> WRITTEN INSTRUCTION:
Return a copy of each line that holds the string "this".

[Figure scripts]
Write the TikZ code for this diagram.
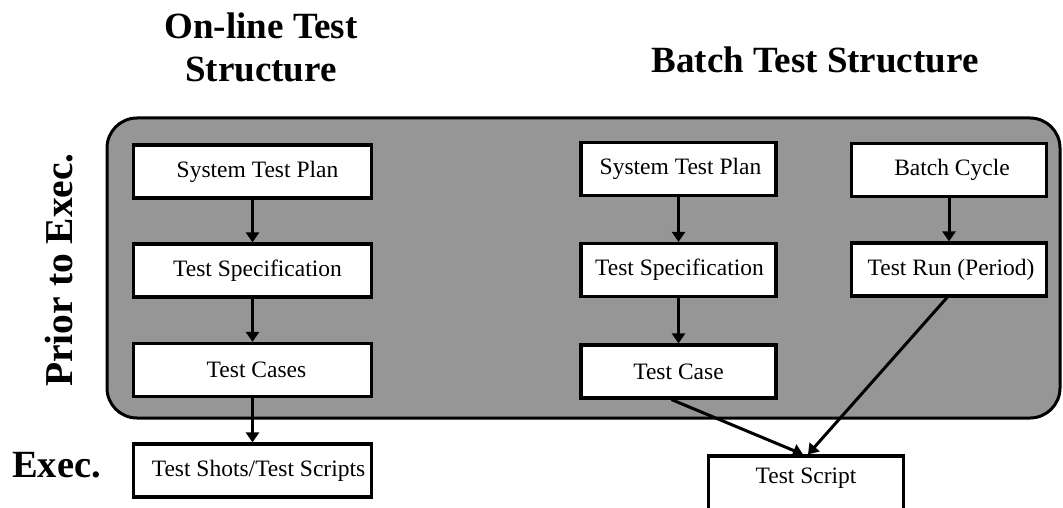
\documentclass[tikz,border=0pt]{standalone}
\usepackage{fontspec}
\setmainfont{Liberation Serif}
\usetikzlibrary{arrows.meta}
\definecolor{panel}{RGB}{150,150,150}
\tikzset{
  stagebox/.style={draw, fill=white, line width=3.2pt, inner sep=0pt,
    minimum height=53pt, font=\fontsize{23.5}{26}\selectfont},
  wide/.style={minimum width=238pt},
  narrow/.style={minimum width=195pt},
  flow/.style={line width=3pt, -{Triangle[length=10pt,width=13pt]}},
  heading/.style={font=\fontsize{37}{43}\selectfont\bfseries, inner sep=0pt, align=center}
}
\begin{document}
\begin{tikzpicture}[x=1pt, y=-1pt]
\useasboundingbox (0,0) rectangle (1063,508);
\clip (0,0) rectangle (1063,508);

% headings
\node[heading] (hon) at (261,47) {On-line Test\\Structure};
\node[heading, anchor=base] (hbatch) at (815,73) {Batch Test Structure};
\node[heading, anchor=base, rotate=90, font=\fontsize{39.5}{45}\selectfont\bfseries] (hprior) at (72,270) {Prior to Exec.};
\node[heading, anchor=base west, font=\fontsize{38.5}{44}\selectfont\bfseries] (hexec) at (12,477) {Exec.};

% grey panel for the stages before execution
\draw[fill=panel, line width=3pt, rounded corners=30pt] (107,118) rectangle (1060,418);

% on-line column
\node[stagebox, wide] (ostp) at (252.5,171.5) {\hspace{10pt}System Test Plan};
\node[stagebox, wide] (ospec) at (252.5,270.5) {\hspace{10pt}Test Specification};
\node[stagebox, wide] (ocases) at (252.5,370) {\hspace{8pt}Test Cases};
\node[stagebox, wide] (oshots) at (252.5,470.5) {\hspace{12pt}Test Shots/Test Scripts};

% batch column
\node[stagebox, narrow] (bstp) at (678.5,169) {\hspace{4pt}System Test Plan};
\node[stagebox, narrow] (bspec) at (678.5,270) {\hspace{2pt}Test Specification};
\node[stagebox, narrow] (bcase) at (678.5,371.5) {Test Case};
\node[stagebox, narrow] (bcycle) at (949,170) {\hspace{6pt}Batch Cycle};
\node[stagebox, narrow] (brun) at (949,269.5) {\hspace{4pt}Test Run (Period)};
\node[stagebox, narrow, minimum height=56pt, text depth=16pt] (bscript) at (806,484) {Test Script};

% connectors
\draw[flow] (ostp) -- (ospec);
\draw[flow] (ospec) -- (ocases);
\draw[flow] (ocases) -- (oshots);
\draw[flow] (bstp) -- (bspec);
\draw[flow] (bspec) -- (bcase);
\draw[flow] (bcycle) -- (brun);
\draw[flow] ([xshift=-7pt]bcase.south) -- ([xshift=-3pt]bscript.north);
\draw[flow] ([xshift=-2pt]brun.south) -- ([xshift=2pt]bscript.north);
\end{tikzpicture}
\end{document}
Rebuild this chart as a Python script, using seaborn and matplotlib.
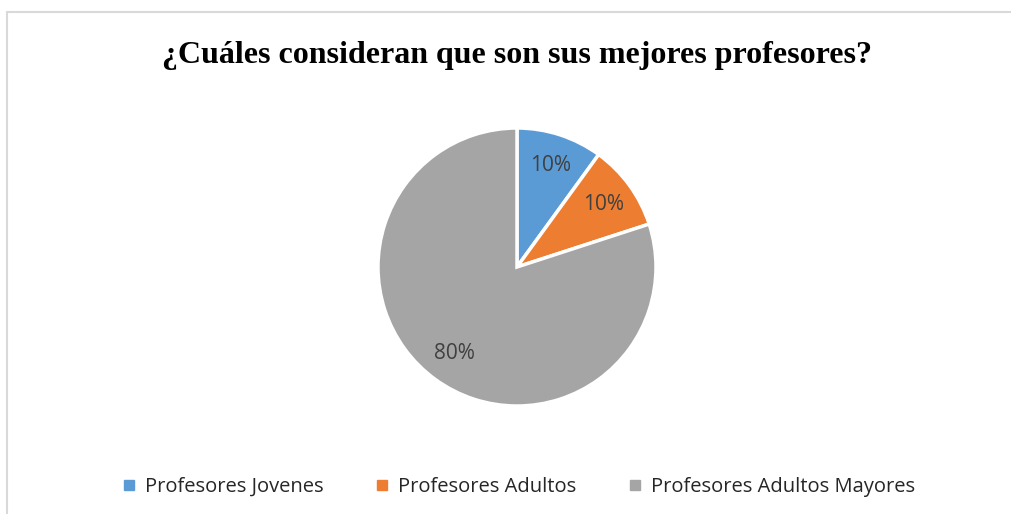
import matplotlib
matplotlib.use("Agg")
import matplotlib.pyplot as plt
from matplotlib.lines import Line2D
import seaborn as sns

categories = ["Profesores Jovenes", "Profesores Adultos", "Profesores Adultos Mayores"]
values = [10, 10, 80]
colors = ["#5B9BD5", "#ED7D31", "#A5A5A5"]
title = "¿Cuáles consideran que son sus mejores profesores?"

sns.set_theme(style="white")
plt.rcParams["font.family"] = ["Open Sans", "DejaVu Sans"]

W, H = 1012, 514
fig = plt.figure(figsize=(W / 100, H / 100), dpi=100)
fig.patch.set_facecolor("white")

# outer chart border (only left and top visible)
bx, by = 7.5 / W, 1 - 12 / H
fig.add_artist(Line2D([bx, bx], [-0.05, by], transform=fig.transFigure, color="#D9D9D9", linewidth=1.5))
fig.add_artist(Line2D([bx, 1.05], [by, by], transform=fig.transFigure, color="#D9D9D9", linewidth=1.5))

cx, cy, r = 517, 267, 139
ax = fig.add_axes([(cx - r) / W, (H - cy - r) / H, 2 * r / W, 2 * r / H])
palette = sns.color_palette(colors)
wedges, texts, autotexts = ax.pie(values, colors=palette, startangle=90, counterclock=False,
                                  autopct="%d%%", pctdistance=0.77, radius=1,
                                  wedgeprops=dict(edgecolor="white", linewidth=2.5),
                                  textprops=dict(color="#404040", fontsize=15))
ax.set_xlim(-1, 1)
ax.set_ylim(-1, 1)
ax.set_aspect("equal")
ax.axis("off")

fig.text(cx / W, 1 - 55 / H, title, ha="center", va="center", fontsize=23, fontweight="bold",
         family=["Liberation Serif", "DejaVu Serif"], color="black")

handles = [Line2D([], [], marker="s", linestyle="none", markersize=7, markerfacecolor=c,
                  markeredgecolor=c) for c in colors]
fig.legend(handles, categories, loc="center", bbox_to_anchor=(519 / W, 1 - 487 / H), ncol=3,
           frameon=False, fontsize=14.5, handlelength=0.6, handletextpad=0.5, columnspacing=2.6,
           labelcolor="#262626")

fig.savefig("out.png", dpi=100, facecolor="white")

> EXPECTED ANSWER:
Write the TikZ code for this diagram.
Rebuild this chart as a Python script, using seaborn and matplotlib.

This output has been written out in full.